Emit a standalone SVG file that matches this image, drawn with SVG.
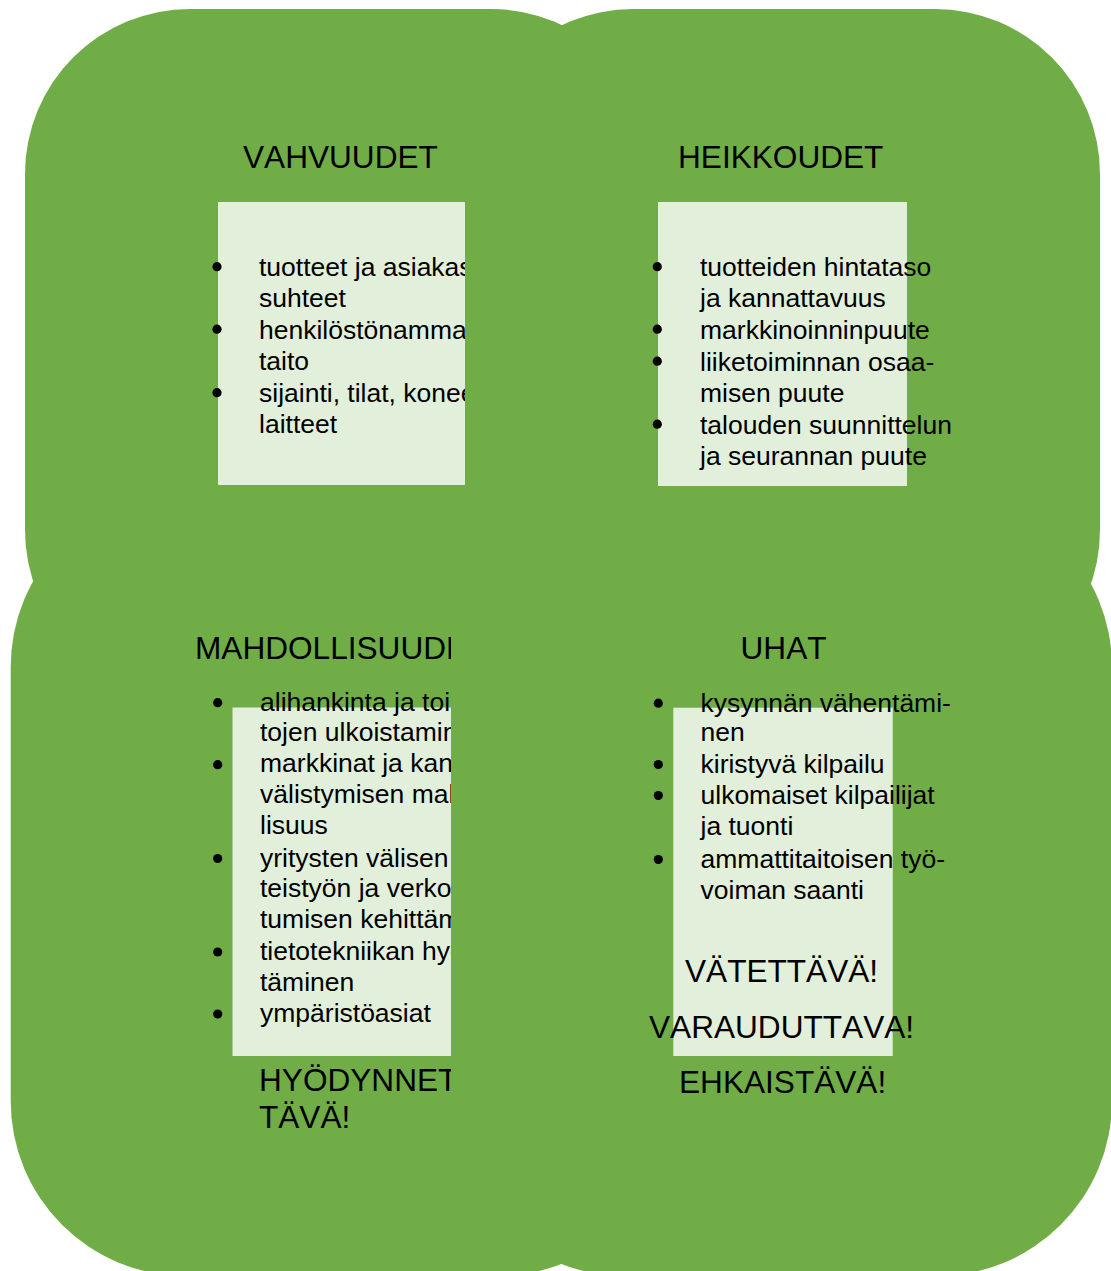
<svg xmlns="http://www.w3.org/2000/svg" width="1111" height="1271" viewBox="0 0 1111 1271">
<style>
.shape{fill:#70AD47;}
.box{fill:#E2EFDA;}
.dot{fill:#000;}
.h{font-family:"Liberation Sans",Arial,sans-serif;font-size:31.6px;fill:#000;font-kerning:none;}
.t{font-family:"Liberation Sans",Arial,sans-serif;font-size:26.5px;fill:#000;font-kerning:none;}
</style>
<defs>
<clipPath id="clipTL"><rect x="0" y="0" width="465" height="700"/></clipPath>
<clipPath id="clipBL"><rect x="0" y="600" width="451" height="671"/></clipPath>
</defs>
<g id="backgrounds">
<rect class="shape" x="10.7" y="492" width="662" height="784" rx="175" ry="175"/>
<rect class="shape" x="450" y="492" width="662" height="784" rx="175" ry="175"/>
<rect class="shape" x="25" y="9" width="631" height="686" rx="165" ry="165"/>
<rect class="shape" x="468" y="9" width="632" height="686" rx="165" ry="165"/>
</g>
<g id="connectors"></g>
<g id="node-vahvuudet">
<rect class="box" x="218" y="202" width="247" height="283"/>
<text class="h" x="243" y="168">VAHVUUDET</text>
<circle class="dot" cx="217" cy="266.7" r="4.6"/>
<circle class="dot" cx="217" cy="329.2" r="4.6"/>
<circle class="dot" cx="217" cy="392.7" r="4.6"/>
<g clip-path="url(#clipTL)">
<text class="t" x="259" y="276">tuotteet ja asiakas</text>
<text class="t" x="259" y="306.5">suhteet</text>
<text class="t" x="259" y="338.5">henkilöstönamma</text>
<text class="t" x="259" y="369.5">taito</text>
<text class="t" x="259" y="402">sijainti, tilat, konee</text>
<text class="t" x="259" y="432.5">laitteet</text>
</g>
</g>
<g id="node-heikkoudet">
<rect class="box" x="658" y="202" width="249" height="284"/>
<text class="h" x="678" y="168">HEIKKOUDET</text>
<circle class="dot" cx="657.3" cy="266.7" r="4.6"/>
<circle class="dot" cx="657.3" cy="329.2" r="4.6"/>
<circle class="dot" cx="657.3" cy="361.2" r="4.6"/>
<circle class="dot" cx="657.3" cy="424.2" r="4.6"/>
<text class="t" x="700" y="276">tuotteiden hintataso</text>
<text class="t" x="700" y="306.5">ja kannattavuus</text>
<text class="t" x="700" y="338.5">markkinoinninpuute</text>
<text class="t" x="700" y="370.5">liiketoiminnan osaa-</text>
<text class="t" x="700" y="401.5">misen puute</text>
<text class="t" x="700" y="433.5">talouden suunnittelun</text>
<text class="t" x="700" y="464.5">ja seurannan puute</text>
</g>
<g id="node-mahdollisuudet">
<rect class="box" x="232.5" y="707.5" width="218.5" height="348.5"/>
<circle class="dot" cx="217.7" cy="702.7" r="4.6"/>
<circle class="dot" cx="217.7" cy="764.7" r="4.6"/>
<circle class="dot" cx="217.7" cy="858.5" r="4.6"/>
<circle class="dot" cx="217.7" cy="952" r="4.6"/>
<circle class="dot" cx="217.7" cy="1014" r="4.6"/>
<g clip-path="url(#clipBL)">
<text class="h" x="195" y="659">MAHDOLLISUUDE</text>
<text class="t" x="260" y="711">alihankinta ja toim</text>
<text class="t" x="260" y="741">tojen ulkoistamin</text>
<text class="t" x="260" y="772">markkinat ja kan</text>
<text class="t" x="260" y="803">välistymisen mah</text>
<text class="t" x="260" y="834">lisuus</text>
<text class="t" x="260" y="866.5">yritysten välisen</text>
<text class="t" x="260" y="897">teistyön ja verkos</text>
<text class="t" x="260" y="927.5">tumisen kehittäm</text>
<text class="t" x="260" y="960">tietotekniikan hyö</text>
<text class="t" x="260" y="990.5">täminen</text>
<text class="t" x="260" y="1022">ympäristöasiat</text>
<text class="h" x="259" y="1091">HYÖDYNNET</text>
<text class="h" x="259" y="1128">TÄVÄ!</text>
</g>
</g>
<g id="node-uhat">
<rect class="box" x="673.3" y="707.7" width="219.4" height="348.3"/>
<text class="h" x="740.5" y="659">UHAT</text>
<circle class="dot" cx="658.3" cy="703.2" r="4.6"/>
<circle class="dot" cx="658.3" cy="764.5" r="4.6"/>
<circle class="dot" cx="658.3" cy="795.5" r="4.6"/>
<circle class="dot" cx="658.3" cy="859.5" r="4.6"/>
<text class="t" x="700.5" y="711.5">kysynnän vähentämi-</text>
<text class="t" x="700.5" y="741">nen</text>
<text class="t" x="700.5" y="773">kiristyvä kilpailu</text>
<text class="t" x="700.5" y="804">ulkomaiset kilpailijat</text>
<text class="t" x="700.5" y="835">ja tuonti</text>
<text class="t" x="700.5" y="868">ammattitaitoisen työ-</text>
<text class="t" x="700.5" y="899">voiman saanti</text>
<text class="h" x="685" y="982">VÄTETTÄVÄ!</text>
<text class="h" x="649" y="1038">VARAUDUTTAVA!</text>
<text class="h" x="679" y="1093">EHKAISTÄVÄ!</text>
</g>
</svg>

═══

- _YOUR INSTRUCTIONS_
Copy the whole of the material above exactly, but not its images.

- _SOLUTION TO THE EXERCISE_
Emit a standalone SVG file that matches this image, drawn with SVG.
<svg xmlns="http://www.w3.org/2000/svg" width="1111" height="1271" viewBox="0 0 1111 1271">
<style>
.shape{fill:#70AD47;}
.box{fill:#E2EFDA;}
.dot{fill:#000;}
.h{font-family:"Liberation Sans",Arial,sans-serif;font-size:31.6px;fill:#000;font-kerning:none;}
.t{font-family:"Liberation Sans",Arial,sans-serif;font-size:26.5px;fill:#000;font-kerning:none;}
</style>
<defs>
<clipPath id="clipTL"><rect x="0" y="0" width="465" height="700"/></clipPath>
<clipPath id="clipBL"><rect x="0" y="600" width="451" height="671"/></clipPath>
</defs>
<g id="backgrounds">
<rect class="shape" x="10.7" y="492" width="662" height="784" rx="175" ry="175"/>
<rect class="shape" x="450" y="492" width="662" height="784" rx="175" ry="175"/>
<rect class="shape" x="25" y="9" width="631" height="686" rx="165" ry="165"/>
<rect class="shape" x="468" y="9" width="632" height="686" rx="165" ry="165"/>
</g>
<g id="connectors"></g>
<g id="node-vahvuudet">
<rect class="box" x="218" y="202" width="247" height="283"/>
<text class="h" x="243" y="168">VAHVUUDET</text>
<circle class="dot" cx="217" cy="266.7" r="4.6"/>
<circle class="dot" cx="217" cy="329.2" r="4.6"/>
<circle class="dot" cx="217" cy="392.7" r="4.6"/>
<g clip-path="url(#clipTL)">
<text class="t" x="259" y="276">tuotteet ja asiakas</text>
<text class="t" x="259" y="306.5">suhteet</text>
<text class="t" x="259" y="338.5">henkilöstönamma</text>
<text class="t" x="259" y="369.5">taito</text>
<text class="t" x="259" y="402">sijainti, tilat, konee</text>
<text class="t" x="259" y="432.5">laitteet</text>
</g>
</g>
<g id="node-heikkoudet">
<rect class="box" x="658" y="202" width="249" height="284"/>
<text class="h" x="678" y="168">HEIKKOUDET</text>
<circle class="dot" cx="657.3" cy="266.7" r="4.6"/>
<circle class="dot" cx="657.3" cy="329.2" r="4.6"/>
<circle class="dot" cx="657.3" cy="361.2" r="4.6"/>
<circle class="dot" cx="657.3" cy="424.2" r="4.6"/>
<text class="t" x="700" y="276">tuotteiden hintataso</text>
<text class="t" x="700" y="306.5">ja kannattavuus</text>
<text class="t" x="700" y="338.5">markkinoinninpuute</text>
<text class="t" x="700" y="370.5">liiketoiminnan osaa-</text>
<text class="t" x="700" y="401.5">misen puute</text>
<text class="t" x="700" y="433.5">talouden suunnittelun</text>
<text class="t" x="700" y="464.5">ja seurannan puute</text>
</g>
<g id="node-mahdollisuudet">
<rect class="box" x="232.5" y="707.5" width="218.5" height="348.5"/>
<circle class="dot" cx="217.7" cy="702.7" r="4.6"/>
<circle class="dot" cx="217.7" cy="764.7" r="4.6"/>
<circle class="dot" cx="217.7" cy="858.5" r="4.6"/>
<circle class="dot" cx="217.7" cy="952" r="4.6"/>
<circle class="dot" cx="217.7" cy="1014" r="4.6"/>
<g clip-path="url(#clipBL)">
<text class="h" x="195" y="659">MAHDOLLISUUDE</text>
<text class="t" x="260" y="711">alihankinta ja toim</text>
<text class="t" x="260" y="741">tojen ulkoistamin</text>
<text class="t" x="260" y="772">markkinat ja kan</text>
<text class="t" x="260" y="803">välistymisen mah</text>
<text class="t" x="260" y="834">lisuus</text>
<text class="t" x="260" y="866.5">yritysten välisen</text>
<text class="t" x="260" y="897">teistyön ja verkos</text>
<text class="t" x="260" y="927.5">tumisen kehittäm</text>
<text class="t" x="260" y="960">tietotekniikan hyö</text>
<text class="t" x="260" y="990.5">täminen</text>
<text class="t" x="260" y="1022">ympäristöasiat</text>
<text class="h" x="259" y="1091">HYÖDYNNET</text>
<text class="h" x="259" y="1128">TÄVÄ!</text>
</g>
</g>
<g id="node-uhat">
<rect class="box" x="673.3" y="707.7" width="219.4" height="348.3"/>
<text class="h" x="740.5" y="659">UHAT</text>
<circle class="dot" cx="658.3" cy="703.2" r="4.6"/>
<circle class="dot" cx="658.3" cy="764.5" r="4.6"/>
<circle class="dot" cx="658.3" cy="795.5" r="4.6"/>
<circle class="dot" cx="658.3" cy="859.5" r="4.6"/>
<text class="t" x="700.5" y="711.5">kysynnän vähentämi-</text>
<text class="t" x="700.5" y="741">nen</text>
<text class="t" x="700.5" y="773">kiristyvä kilpailu</text>
<text class="t" x="700.5" y="804">ulkomaiset kilpailijat</text>
<text class="t" x="700.5" y="835">ja tuonti</text>
<text class="t" x="700.5" y="868">ammattitaitoisen työ-</text>
<text class="t" x="700.5" y="899">voiman saanti</text>
<text class="h" x="685" y="982">VÄTETTÄVÄ!</text>
<text class="h" x="649" y="1038">VARAUDUTTAVA!</text>
<text class="h" x="679" y="1093">EHKAISTÄVÄ!</text>
</g>
</svg>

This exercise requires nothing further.